It’s my time! Lone ranger Kipruto not deterred by absence of mates

Amos Kipruto

Amos Kipruto (right) and his coach Claudia Berardelli arriving for the press conference at the athletes' Hotel, De Vere Beaumont Estate, Windsor, England on September 29, 2022 ahead of the London Marathon.

Photo credit: Ayumba Ayodi | Nation Media Group

What you need to know:

  • ‘He has what it takes because is he in a unique moment for his career where he has enough experience but still fresh,’ says star’s coach
  • Breakthrough? Rising Kenyan star hopes to make the big break in iconic World Marathon Majors race in London

In London

“This is my time!” That was the precise answer from Kenya’s lone ranger, 2019 World marathon bronze medallist Amos Kipruto, when asked about his expectations for Sunday’s London Marathon.

The 30-year-old from Kapsabet said being the only Kenyan in the race gives him good pressure to work hard and deliver, knowing that 50 million-plus Kenyans will be watching him.

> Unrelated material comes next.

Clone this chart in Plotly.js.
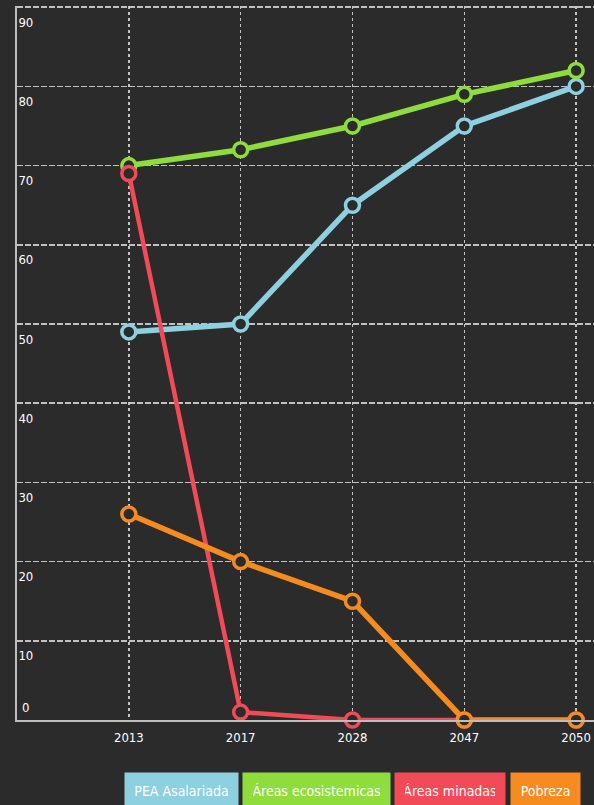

“Some opportunities come only once and I have a strong feeling that this is my time. This is a huge opportunity for me to win my first major, and I hope everything goes well for me on Sunday,” said Kipruto, who is making his debut at the London Marathon.

Mental and physical form

“I know I am the only Kenyan in the race but have the capability to do well and perhaps help my country recapture the London title,” said Kipruto, who has been preparing for the race for the last five months under coach Claudio Berardelli and the Gianni Demadonna management.

Olympic champion and world marathon record holder Eliud Kipchoge is the last Kenyan to win in London, sealing his fourth victory in the British capital in a course time of two hours, two minutes and 37 seconds in 2019.

Kipruto said his mental and physical form is better than when he finished second behind Kipchoge at the Tokyo Marathon on March 6 this year in personal best 2:03:13.

Kipchoge won in a course record 2:02:40.

“After Tokyo Marathon, I took a break to recover but I have been training for five months. I am here not to try but win the title,” said Kipruto.

He predicted fast times “if good weather and pacesetting will permit,” adding that it’s his wish to take down some minutes off his personal best.

Kipruto noted that having a strong training group that has the likes of Vincent Kipchumba, who finished second during the 2020 and 2011 London Marathon, last year’s Boston Marathon champion Benson Kipruto, Hamburg marathon champion Cyprian Kotut and Vanice Chebet has pushed him to be a better athlete.

“You can never be scared of anything in such a group. I am sure the end results will manifest itself on Sunday, God willing,” explained Kipruto.

Kipruto had the fourth fastest time in Sunday’s field of 2:03:13 behind Ethiopians Kenenisa Bekele (2:01:41), Birhanu Legesse (2:02:48) and Mosinet Geremew (2:02:55).

Defending champion Sisay Lemma, also from Ethiopia, has a personal best 2:03:36.

Kipruto paid tribute to his coach Berardelli, saying he has had quite an interesting time with them for many years.

“He has transformed me into a world class athlete, running the World Marathon Majors and championship races. I am glad he will be there on Sunday to watch me. He has been a mentor to me,” said Kipruto as he described Berardelli as a superhero to many.

“I have learnt a lot from him in and out of athletics. He has been more than a father and a parent and it’s my prayer that I will make him happy on Sunday,” said Kipruto.

Berardelli noted that Kipruto’s calmness is what has amazed him and that the time for his athlete to win his first major marathon has come.

‘One of the protagonists’

“He has what it takes because is he in a unique moment for his career where he has enough experience but still fresh,” said Berardelli, adding that finishing second in Berlin in 2018, third in 2018 Tokyo and second in 2022 Tokyo coupled with a bronze at the 2019 World Athletics Championships set the stage for Kipruto.

“He is now one of the protagonists in a marathon like London which is no doubt the most competitive race. It will be tough but we are here and training went on well in Kapsabet,” said Berardelli, adding that Kipruto has the right mixer of tension but at the same time relaxed.

Marathon’s intricacies

“This is a good sign of someone who has done what is required of him but of course every season demands a different approach.

“Kipruto’s body is still in long adaption, changing season by season,” said Berardelli, adding that his protégée is in good shape as he was in Tokyo, but cautioned that every marathon has its own intricacies.